_GIVEN REQUEST_. Pick out every line of the entries below where "this" occurs, and copy those lines.

□ □ □

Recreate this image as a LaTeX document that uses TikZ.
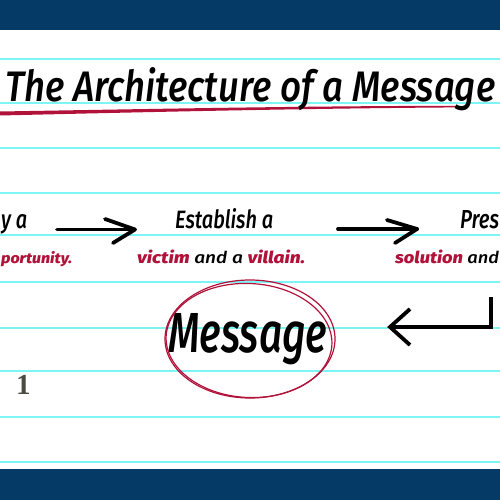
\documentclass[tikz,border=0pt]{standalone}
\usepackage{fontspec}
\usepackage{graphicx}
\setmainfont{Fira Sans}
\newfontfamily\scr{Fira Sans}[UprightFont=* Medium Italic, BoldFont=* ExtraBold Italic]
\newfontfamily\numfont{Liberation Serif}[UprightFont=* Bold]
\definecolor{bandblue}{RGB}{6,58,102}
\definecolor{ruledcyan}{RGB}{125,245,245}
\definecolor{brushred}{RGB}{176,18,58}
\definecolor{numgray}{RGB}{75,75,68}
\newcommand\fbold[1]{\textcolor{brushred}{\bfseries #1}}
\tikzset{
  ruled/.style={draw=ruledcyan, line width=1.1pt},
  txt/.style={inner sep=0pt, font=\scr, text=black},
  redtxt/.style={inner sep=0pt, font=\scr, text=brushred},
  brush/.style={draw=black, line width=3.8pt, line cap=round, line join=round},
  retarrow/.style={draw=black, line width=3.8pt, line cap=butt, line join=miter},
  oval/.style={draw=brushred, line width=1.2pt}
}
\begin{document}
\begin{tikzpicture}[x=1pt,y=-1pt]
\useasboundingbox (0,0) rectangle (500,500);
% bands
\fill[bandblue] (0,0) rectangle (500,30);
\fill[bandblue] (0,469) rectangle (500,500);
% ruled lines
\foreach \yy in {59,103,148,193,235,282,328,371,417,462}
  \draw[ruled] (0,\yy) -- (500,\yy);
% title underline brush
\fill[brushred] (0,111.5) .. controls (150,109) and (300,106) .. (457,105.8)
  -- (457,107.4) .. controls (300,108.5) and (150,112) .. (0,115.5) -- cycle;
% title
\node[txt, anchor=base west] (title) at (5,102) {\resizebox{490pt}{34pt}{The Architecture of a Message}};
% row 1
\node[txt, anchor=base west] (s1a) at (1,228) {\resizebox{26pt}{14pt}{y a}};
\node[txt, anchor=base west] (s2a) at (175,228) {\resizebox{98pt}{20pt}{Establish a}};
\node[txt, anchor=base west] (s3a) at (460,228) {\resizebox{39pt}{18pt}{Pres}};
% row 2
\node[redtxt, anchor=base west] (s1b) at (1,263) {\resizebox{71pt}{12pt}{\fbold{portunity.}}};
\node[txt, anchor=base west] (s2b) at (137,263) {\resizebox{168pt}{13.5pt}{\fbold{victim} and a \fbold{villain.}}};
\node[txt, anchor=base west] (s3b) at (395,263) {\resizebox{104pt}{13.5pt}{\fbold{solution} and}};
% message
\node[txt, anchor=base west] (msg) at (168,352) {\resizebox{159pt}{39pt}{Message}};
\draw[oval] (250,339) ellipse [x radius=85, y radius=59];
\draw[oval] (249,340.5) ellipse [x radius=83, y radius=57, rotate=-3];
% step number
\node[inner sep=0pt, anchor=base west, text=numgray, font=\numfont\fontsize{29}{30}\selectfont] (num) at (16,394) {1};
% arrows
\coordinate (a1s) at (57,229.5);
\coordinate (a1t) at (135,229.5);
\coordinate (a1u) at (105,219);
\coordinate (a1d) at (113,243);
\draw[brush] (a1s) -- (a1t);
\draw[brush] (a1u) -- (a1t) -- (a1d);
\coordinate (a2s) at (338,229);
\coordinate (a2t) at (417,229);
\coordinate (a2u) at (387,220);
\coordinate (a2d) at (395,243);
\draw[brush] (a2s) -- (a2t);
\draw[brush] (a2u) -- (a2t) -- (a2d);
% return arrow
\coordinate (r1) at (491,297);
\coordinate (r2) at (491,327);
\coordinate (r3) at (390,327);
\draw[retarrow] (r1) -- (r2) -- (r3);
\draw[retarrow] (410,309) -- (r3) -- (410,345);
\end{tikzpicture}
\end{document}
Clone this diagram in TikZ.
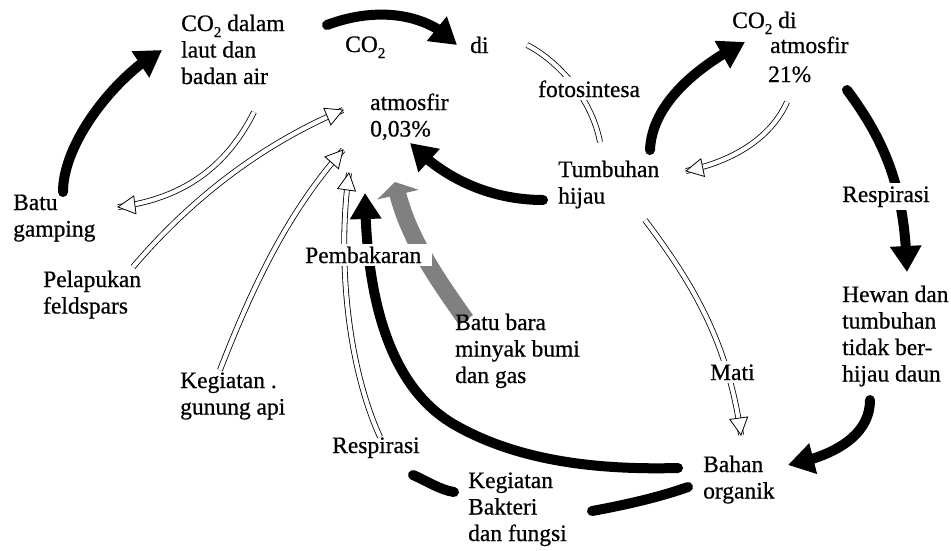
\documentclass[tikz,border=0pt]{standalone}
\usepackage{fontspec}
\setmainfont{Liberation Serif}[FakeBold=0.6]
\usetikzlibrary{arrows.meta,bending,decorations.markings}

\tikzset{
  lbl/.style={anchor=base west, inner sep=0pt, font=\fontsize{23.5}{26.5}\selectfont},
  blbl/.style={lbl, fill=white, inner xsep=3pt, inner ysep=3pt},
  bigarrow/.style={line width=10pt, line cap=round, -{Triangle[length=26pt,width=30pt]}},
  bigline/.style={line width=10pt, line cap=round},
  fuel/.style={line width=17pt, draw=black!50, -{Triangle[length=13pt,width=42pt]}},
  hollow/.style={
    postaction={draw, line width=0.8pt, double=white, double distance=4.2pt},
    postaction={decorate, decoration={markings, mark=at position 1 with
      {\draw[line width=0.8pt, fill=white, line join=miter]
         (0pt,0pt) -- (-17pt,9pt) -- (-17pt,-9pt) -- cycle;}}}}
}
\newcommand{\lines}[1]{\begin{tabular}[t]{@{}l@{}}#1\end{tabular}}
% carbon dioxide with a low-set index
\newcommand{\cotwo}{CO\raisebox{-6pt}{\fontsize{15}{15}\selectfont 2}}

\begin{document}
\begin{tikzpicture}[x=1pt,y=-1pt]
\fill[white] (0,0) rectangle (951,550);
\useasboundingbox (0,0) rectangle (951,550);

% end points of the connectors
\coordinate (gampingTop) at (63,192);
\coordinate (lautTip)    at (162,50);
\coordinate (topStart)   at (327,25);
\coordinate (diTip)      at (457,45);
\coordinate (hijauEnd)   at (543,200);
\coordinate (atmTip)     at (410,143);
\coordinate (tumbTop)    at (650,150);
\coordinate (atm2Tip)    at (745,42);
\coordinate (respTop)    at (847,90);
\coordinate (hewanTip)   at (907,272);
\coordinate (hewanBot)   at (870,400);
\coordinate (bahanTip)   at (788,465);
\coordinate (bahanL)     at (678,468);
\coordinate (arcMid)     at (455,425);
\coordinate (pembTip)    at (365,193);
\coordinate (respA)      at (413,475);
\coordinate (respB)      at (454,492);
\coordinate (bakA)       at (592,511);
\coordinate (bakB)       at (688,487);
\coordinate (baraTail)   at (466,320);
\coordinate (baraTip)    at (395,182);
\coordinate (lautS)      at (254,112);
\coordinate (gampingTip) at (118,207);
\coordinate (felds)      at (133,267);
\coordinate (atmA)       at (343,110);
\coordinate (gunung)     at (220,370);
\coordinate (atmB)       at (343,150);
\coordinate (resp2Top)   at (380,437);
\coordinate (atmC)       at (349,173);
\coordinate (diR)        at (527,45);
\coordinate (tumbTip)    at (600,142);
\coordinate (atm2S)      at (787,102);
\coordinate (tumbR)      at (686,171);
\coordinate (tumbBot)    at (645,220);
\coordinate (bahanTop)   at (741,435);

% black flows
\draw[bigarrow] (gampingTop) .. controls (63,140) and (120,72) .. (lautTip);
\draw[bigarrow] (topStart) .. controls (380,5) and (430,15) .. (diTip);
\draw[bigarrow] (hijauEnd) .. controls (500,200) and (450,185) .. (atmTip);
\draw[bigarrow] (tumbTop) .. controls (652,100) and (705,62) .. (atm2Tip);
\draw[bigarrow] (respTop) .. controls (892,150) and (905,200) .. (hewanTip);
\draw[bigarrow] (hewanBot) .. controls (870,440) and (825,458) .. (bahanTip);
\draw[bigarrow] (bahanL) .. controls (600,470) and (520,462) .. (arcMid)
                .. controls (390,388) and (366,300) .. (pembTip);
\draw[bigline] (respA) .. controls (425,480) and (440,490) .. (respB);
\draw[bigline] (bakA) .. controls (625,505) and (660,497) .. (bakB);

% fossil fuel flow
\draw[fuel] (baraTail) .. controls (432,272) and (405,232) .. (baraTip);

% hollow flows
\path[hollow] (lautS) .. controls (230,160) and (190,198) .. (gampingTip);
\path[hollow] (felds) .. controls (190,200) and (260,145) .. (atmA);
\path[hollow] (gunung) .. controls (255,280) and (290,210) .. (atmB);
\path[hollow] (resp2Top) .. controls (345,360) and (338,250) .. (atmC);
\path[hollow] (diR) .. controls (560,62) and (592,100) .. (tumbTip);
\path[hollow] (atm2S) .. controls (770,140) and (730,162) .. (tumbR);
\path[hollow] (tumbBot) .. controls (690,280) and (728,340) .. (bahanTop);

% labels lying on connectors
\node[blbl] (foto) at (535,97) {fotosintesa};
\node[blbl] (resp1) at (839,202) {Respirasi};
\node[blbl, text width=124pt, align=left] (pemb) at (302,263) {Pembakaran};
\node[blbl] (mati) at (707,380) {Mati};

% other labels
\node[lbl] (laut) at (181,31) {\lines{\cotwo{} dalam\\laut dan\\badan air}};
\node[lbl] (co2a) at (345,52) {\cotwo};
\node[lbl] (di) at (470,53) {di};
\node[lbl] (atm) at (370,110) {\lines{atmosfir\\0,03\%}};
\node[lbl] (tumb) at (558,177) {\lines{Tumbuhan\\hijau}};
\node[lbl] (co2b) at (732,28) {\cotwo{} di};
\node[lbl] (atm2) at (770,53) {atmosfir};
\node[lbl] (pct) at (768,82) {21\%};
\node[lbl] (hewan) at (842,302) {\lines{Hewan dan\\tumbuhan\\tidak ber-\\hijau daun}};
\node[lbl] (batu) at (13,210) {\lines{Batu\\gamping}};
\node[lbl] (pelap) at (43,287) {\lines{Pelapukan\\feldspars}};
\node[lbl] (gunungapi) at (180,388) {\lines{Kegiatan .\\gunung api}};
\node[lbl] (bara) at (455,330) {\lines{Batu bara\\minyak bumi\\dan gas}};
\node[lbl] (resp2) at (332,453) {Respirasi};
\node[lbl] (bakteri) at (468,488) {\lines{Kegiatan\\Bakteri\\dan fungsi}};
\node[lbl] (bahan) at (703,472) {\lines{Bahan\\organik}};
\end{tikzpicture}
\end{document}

□ □ □

_RIGHT ANSWER_.
Recreate this image as a LaTeX document that uses TikZ.
Clone this diagram in TikZ.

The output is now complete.